-- Dataset section --
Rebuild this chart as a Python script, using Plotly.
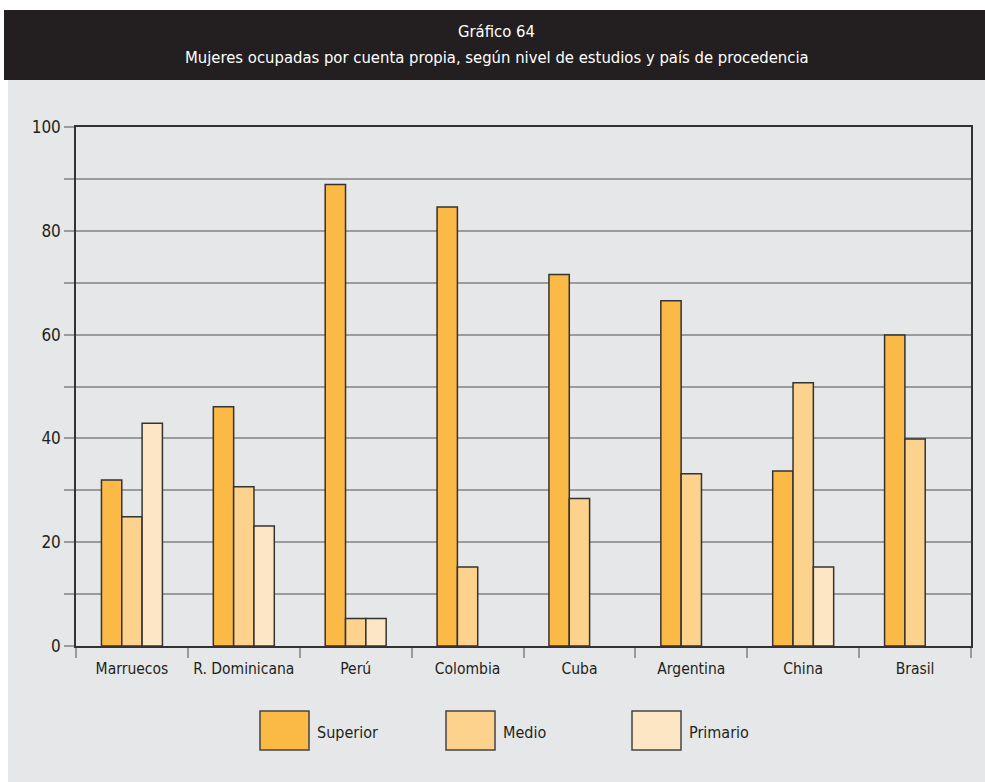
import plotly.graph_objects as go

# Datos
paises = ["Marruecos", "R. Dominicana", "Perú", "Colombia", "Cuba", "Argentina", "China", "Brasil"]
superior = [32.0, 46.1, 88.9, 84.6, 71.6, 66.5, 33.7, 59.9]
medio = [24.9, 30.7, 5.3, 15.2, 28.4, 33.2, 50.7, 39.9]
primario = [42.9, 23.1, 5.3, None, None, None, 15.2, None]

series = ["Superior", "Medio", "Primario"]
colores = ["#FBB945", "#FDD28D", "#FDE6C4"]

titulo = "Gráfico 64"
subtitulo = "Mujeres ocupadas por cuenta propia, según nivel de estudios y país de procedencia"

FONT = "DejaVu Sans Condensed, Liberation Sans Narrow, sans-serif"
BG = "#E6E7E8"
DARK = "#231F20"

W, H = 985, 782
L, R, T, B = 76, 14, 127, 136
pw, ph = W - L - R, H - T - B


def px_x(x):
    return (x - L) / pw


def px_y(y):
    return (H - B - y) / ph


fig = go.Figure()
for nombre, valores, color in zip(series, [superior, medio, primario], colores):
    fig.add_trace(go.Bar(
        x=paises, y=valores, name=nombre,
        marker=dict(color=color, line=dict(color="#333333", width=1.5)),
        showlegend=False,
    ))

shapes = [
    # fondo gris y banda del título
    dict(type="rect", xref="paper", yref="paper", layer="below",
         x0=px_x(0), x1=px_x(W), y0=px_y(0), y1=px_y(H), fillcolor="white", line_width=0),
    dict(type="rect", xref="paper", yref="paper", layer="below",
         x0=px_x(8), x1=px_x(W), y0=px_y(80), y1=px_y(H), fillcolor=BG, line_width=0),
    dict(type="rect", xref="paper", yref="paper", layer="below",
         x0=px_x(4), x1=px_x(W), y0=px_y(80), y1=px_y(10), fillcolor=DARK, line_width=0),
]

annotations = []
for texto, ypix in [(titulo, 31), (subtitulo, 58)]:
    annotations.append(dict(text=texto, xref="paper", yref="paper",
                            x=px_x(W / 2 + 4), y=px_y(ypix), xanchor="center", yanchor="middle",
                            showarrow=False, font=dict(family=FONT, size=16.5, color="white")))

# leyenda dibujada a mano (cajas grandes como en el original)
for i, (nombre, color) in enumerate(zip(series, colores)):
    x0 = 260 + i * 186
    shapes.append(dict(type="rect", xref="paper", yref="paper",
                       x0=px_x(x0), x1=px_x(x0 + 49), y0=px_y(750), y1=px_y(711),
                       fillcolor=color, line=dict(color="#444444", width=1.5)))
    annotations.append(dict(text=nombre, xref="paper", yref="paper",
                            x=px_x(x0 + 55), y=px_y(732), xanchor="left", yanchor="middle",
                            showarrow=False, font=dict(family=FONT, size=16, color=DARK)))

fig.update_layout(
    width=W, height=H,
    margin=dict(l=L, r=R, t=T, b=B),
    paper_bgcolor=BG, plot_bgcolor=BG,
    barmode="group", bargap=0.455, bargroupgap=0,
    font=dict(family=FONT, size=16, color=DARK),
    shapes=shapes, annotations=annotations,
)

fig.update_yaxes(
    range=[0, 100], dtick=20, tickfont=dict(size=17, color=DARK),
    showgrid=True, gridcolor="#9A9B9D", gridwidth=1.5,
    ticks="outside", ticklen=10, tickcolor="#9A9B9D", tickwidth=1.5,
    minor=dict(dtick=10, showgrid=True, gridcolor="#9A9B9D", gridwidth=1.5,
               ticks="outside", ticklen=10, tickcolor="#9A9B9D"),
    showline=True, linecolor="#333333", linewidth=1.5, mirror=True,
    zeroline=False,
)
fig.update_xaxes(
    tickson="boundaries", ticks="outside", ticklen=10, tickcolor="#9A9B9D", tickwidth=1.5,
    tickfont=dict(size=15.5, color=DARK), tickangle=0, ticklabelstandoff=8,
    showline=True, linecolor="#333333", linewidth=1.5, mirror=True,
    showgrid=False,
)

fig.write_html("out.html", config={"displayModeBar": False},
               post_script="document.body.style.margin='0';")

-- Given instruction --
Reproduce the material above from its first line through the line containing "return (H - B - y) / ph", both ends included, and skip every picture.

-- Solution to this problem --
Rebuild this chart as a Python script, using Plotly.
import plotly.graph_objects as go

# Datos
paises = ["Marruecos", "R. Dominicana", "Perú", "Colombia", "Cuba", "Argentina", "China", "Brasil"]
superior = [32.0, 46.1, 88.9, 84.6, 71.6, 66.5, 33.7, 59.9]
medio = [24.9, 30.7, 5.3, 15.2, 28.4, 33.2, 50.7, 39.9]
primario = [42.9, 23.1, 5.3, None, None, None, 15.2, None]

series = ["Superior", "Medio", "Primario"]
colores = ["#FBB945", "#FDD28D", "#FDE6C4"]

titulo = "Gráfico 64"
subtitulo = "Mujeres ocupadas por cuenta propia, según nivel de estudios y país de procedencia"

FONT = "DejaVu Sans Condensed, Liberation Sans Narrow, sans-serif"
BG = "#E6E7E8"
DARK = "#231F20"

W, H = 985, 782
L, R, T, B = 76, 14, 127, 136
pw, ph = W - L - R, H - T - B


def px_x(x):
    return (x - L) / pw


def px_y(y):
    return (H - B - y) / ph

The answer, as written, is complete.